I say again, let no one think me a fool. If otherwise, at least receive me as a fool, that I also may boast a little. What I speak, I speak not according to the Lord, but as it were, foolishly, in this confidence of boasting. Seeing that many boast according to the flesh, I also will boast. For you put up with fools gladly, since you yourselves are wise! For you put up with it if one brings you into bondage, if one devours you, if one takes from you, if one exalts himself, if one strikes you on the face. To our shame I say that we were too weak for that! But in whatever anyone is bold—I speak foolishly—I am bold also.

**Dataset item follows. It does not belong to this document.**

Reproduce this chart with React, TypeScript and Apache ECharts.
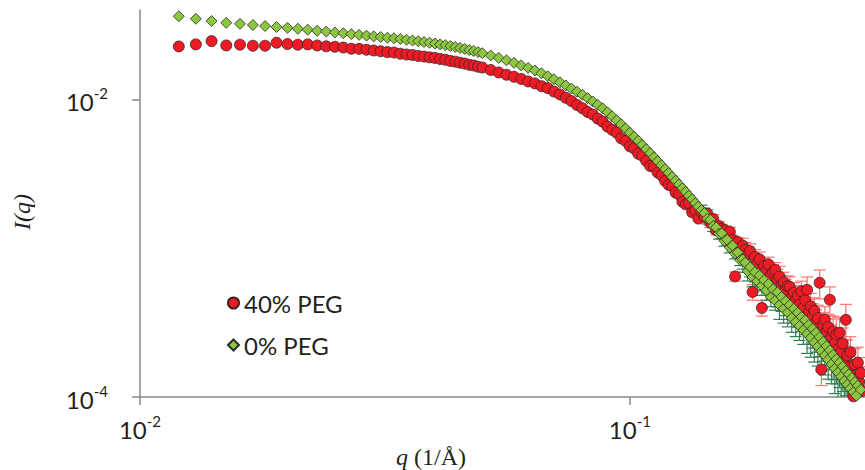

Are they Hebrews? So am I. Are they Israelites? So am I. Are they the seed of Abraham? So am I. Are they ministers of Christ?—I speak as a fool—I am more: in labors more abundant, in stripes above measure, in prisons more frequently, in deaths often. From the Jews five times I received forty stripes minus one. Three times I was beaten with rods; once I was stoned; three times I was shipwrecked; a night and a day I have been in the deep; in journeys often, in perils of waters, in perils of robbers, in perils of my own countrymen, in perils of the Gentiles, in perils in the city, in perils in the wilderness, in perils in the sea, in perils among false brethren; in weariness and toil, in sleeplessness often, in hunger and thirst, in fastings often, in cold and nakedness— besides the other things, what comes upon me daily: my deep concern for all the churches. Who is weak, and I am not weak? Who is made to stumble, and I do not burn with indignation?
If I must boast, I will boast in the things which concern my infirmity. The God and Father of our Lord Jesus Christ, who is blessed forever, knows that I am not lying. In Damascus the governor, under Aretas the king, was guarding the city of the Damascenes with a garrison, desiring to arrest me; but I was let down in a basket through a window in the wall, and escaped from his hands.